The U.S. Department of Agriculture (USDA) report, The Effect on Family Farms of Changing Capital Gains Taxation at Death, confirms Hyde-Smith’s disbelief that eliminating the federal estate tax stepped-up basis rule would affect only 2 percent of family farms. The report indicates the President’s proposal would impose a new tax burden on a much broader swath of farms and ranch operations across the country.

“The USDA report effectively invalidates the administration’s claim that most family farms and ranches would be held harmless by the Democrat’s scramble to pay for their $3.5 trillion spending spree,” Hyde-Smith said.  “It only makes sense that a significant reduction in estate tax exemptions will place unacceptable new tax burdens on families that own and operate farms and ranches.”

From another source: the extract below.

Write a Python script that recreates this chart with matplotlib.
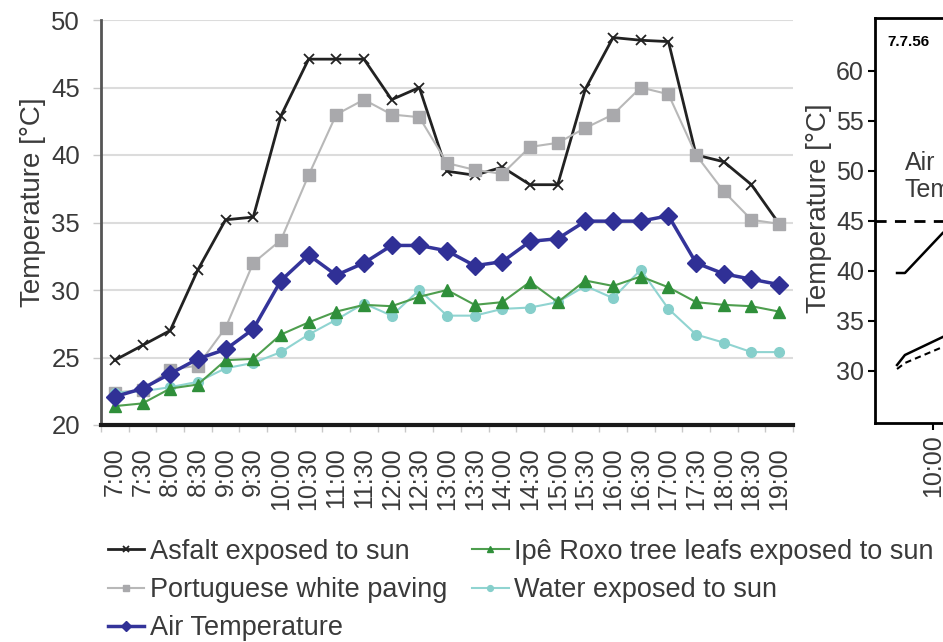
import numpy as np
import matplotlib
matplotlib.use("Agg")
import matplotlib.pyplot as plt

plt.rcParams['font.family'] = ['Liberation Sans', 'DejaVu Sans']

times = ["7:00", "7:30", "8:00", "8:30", "9:00", "9:30", "10:00", "10:30",
         "11:00", "11:30", "12:00", "12:30", "13:00", "13:30", "14:00", "14:30",
         "15:00", "15:30", "16:00", "16:30", "17:00", "17:30", "18:00", "18:30",
         "19:00"]

asfalt = [24.8, 25.9, 27.0, 31.5, 35.2, 35.4, 42.9, 47.1, 47.1, 47.1, 44.1, 45.0,
          38.8, 38.5, 39.1, 37.8, 37.8, 44.9, 48.7, 48.5, 48.4, 40.0, 39.5, 37.8, 34.9]
paving = [22.4, 22.6, 24.1, 24.4, 27.2, 32.0, 33.7, 38.5, 43.0, 44.1, 43.0, 42.8,
          39.4, 38.9, 38.6, 40.6, 40.9, 42.0, 43.0, 45.0, 44.5, 40.0, 37.3, 35.2, 34.9]
air = [22.1, 22.7, 23.8, 24.9, 25.6, 27.1, 30.7, 32.6, 31.1, 32.0, 33.3, 33.3,
       32.9, 31.8, 32.1, 33.6, 33.8, 35.1, 35.1, 35.1, 35.5, 32.0, 31.2, 30.8, 30.4]
ipe = [21.4, 21.6, 22.7, 23.0, 24.8, 24.9, 26.7, 27.6, 28.4, 28.9, 28.8, 29.5,
       30.0, 28.9, 29.1, 30.6, 29.1, 30.7, 30.3, 31.0, 30.2, 29.1, 28.9, 28.8, 28.4]
water = [22.4, 22.5, 22.8, 23.2, 24.2, 24.6, 25.4, 26.7, 27.8, 29.0, 28.1, 30.0,
         28.1, 28.1, 28.6, 28.7, 29.1, 30.3, 29.4, 31.5, 28.6, 26.7, 26.1, 25.4, 25.4]

# right-hand (cropped) panel, hours as decimals
r_hours = [9.667, 9.74, 10.09, 10.4]
r_top = [39.8, 39.8, 43.8, 46.5]
r_low_solid = [30.6, 31.6, 33.4, 35.0]
r_low_dash = [30.2, 30.8, 32.4, 34.0]
r_ref = 45

txt = '#3a3a3a'
fig = plt.figure(figsize=(9.43, 6.42), dpi=100)
W, H = 943, 642

ax = fig.add_axes([101 / W, (H - 425) / H, 692 / W, 405 / H])
x = np.arange(len(times))
ax.plot(x, asfalt, color='#222222', lw=2, marker='x', ms=7, mew=1.3,
        label='Asfalt exposed to sun', zorder=3)
ax.plot(x, paving, color='#b8b8b8', lw=1.5, marker='s', ms=8, mfc='#a9a9ac',
        mec='#a9a9ac', label='Portuguese white paving', zorder=3)
ax.plot(x, water, color='#90d4d1', lw=1.5, marker='o', ms=7, mfc='#86cfcb',
        mec='#86cfcb', label='Water exposed to sun', zorder=3)
ax.plot(x, ipe, color='#4e9e4e', lw=1.5, marker='^', ms=8, mfc='#2f8f3a',
        mec='#2f8f3a', label='Ipê Roxo tree leafs exposed to sun', zorder=4)
ax.plot(x, air, color='#34349a', lw=2.5, marker='D', ms=9, mfc='#303096',
        mec='#303096', label='Air Temperature', zorder=5)

ax.set_xlim(-0.5, len(times) - 0.5)
ax.set_ylim(20, 50)
ax.set_yticks(range(20, 51, 5))
ax.set_xticks(x)
ax.set_xticklabels(times, rotation=90, fontsize=18, color=txt)
ax.set_xticks(np.arange(-0.5, len(times), 1), minor=True)
ax.tick_params(axis='x', which='major', length=0, pad=16)
ax.tick_params(axis='x', which='minor', length=5, color='#c8c8c8', width=1)
ax.tick_params(axis='y', length=6, color='#c8c8c8', width=1, pad=9,
               labelsize=18.5, labelcolor=txt)
ax.grid(axis='y', color='#dcdcdc', lw=1.5)
ax.set_axisbelow(True)
for s in ['top', 'right']:
    ax.spines[s].set_visible(False)
ax.spines['left'].set_color('#555555')
ax.spines['left'].set_linewidth(2)
ax.spines['bottom'].set_color('#1a1a1a')
ax.spines['bottom'].set_linewidth(3)
ax.set_ylabel('Temperature [°C]', fontsize=20, color=txt)
ax.yaxis.set_label_coords(-0.079, 0.55)

h, l = ax.get_legend_handles_labels()
order = [0, 1, 4, 3, 2]
fig.legend([h[i] for i in order], [l[i] for i in order], ncol=2,
           loc='upper left', bbox_to_anchor=(97 / W, 1 - 528 / H),
           frameon=False, fontsize=19.5, handlelength=1.35, handletextpad=0.2,
           columnspacing=0.92, labelspacing=0.45, borderaxespad=0,
           markerscale=0.6, labelcolor=txt)

# cropped neighbouring panel
ax2 = fig.add_axes([875 / W, (H - 423) / H, 400 / W, 405 / H])
ax2.plot(r_hours, r_top, color='black', lw=1.8)
ax2.plot(r_hours, r_low_solid, color='black', lw=1.8)
ax2.plot(r_hours, r_low_dash, color='black', lw=1.5, ls=(0, (3, 2)))
ax2.axhline(r_ref, color='black', lw=2, ls=(0, (4, 3)))
ax2.set_xlim(9.463, 9.463 + 400 / 108)
ax2.set_ylim(24.8, 65.3)
ax2.set_yticks(range(30, 61, 5))
ax2.set_xticks([10])
ax2.set_xticklabels(['10:00'], rotation=90, fontsize=18, color=txt)
ax2.tick_params(length=5, width=1.5, labelsize=18, labelcolor=txt, pad=3)
for s in ax2.spines.values():
    s.set_linewidth(2)
ax2.set_ylabel('Temperature [°C]', fontsize=20, color=txt)
ax2.yaxis.set_label_coords(-0.108, 0.53)
ax2.text(9.58, 62.9, '7.7.56', fontsize=11, fontweight='bold', ha='left',
         va='center', color='black')
ax2.text(9.74, 50.8, 'Air', fontsize=18, ha='left', va='center', color=txt)
ax2.text(9.74, 48.1, 'Temperature', fontsize=18, ha='left', va='center', color=txt)

fig.savefig('out.png', dpi=100)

Instead of just affecting 2 percent of farm operations, the USDA Economic Research Service analysis indicates that 17 percent of small farms, 66 percent of midsized farms, 80 percent of large farms, and 96 percent of very large farm operations would have a new tax burden with the elimination of stepped-up basis.   The additional taxable gain on farm assets across all affected estates averaged $1.8 million per farm family.

Hyde-Smith joined fellow Agriculture Committee members this spring to begin pressuring the USDA to prove the claim that the estate tax change would only affect 2 percent of farms.  The Senator has continued to warn that eliminating stepped-up basis would target generational farm and ranch operations, most recently at a hearing on dairy policies.

A Texas A&M University Agricultural and Food Policy Center study released in June showed that eliminating stepped-up basis would affect Mississippi family farms and ranches the hardest, with an average $4.6 million additional tax liability per farm.

American Farm Bureau Federation, National Federation of Independent Business, National Cattlemen’s Beef Association, Associated General Contractors of America, National Association of Manufacturers, and the U.S. Chamber of Commerce support efforts to convince the Biden administration and congressional Democrats to drop plans to increase capital gains tax rates that harm family-owned operations.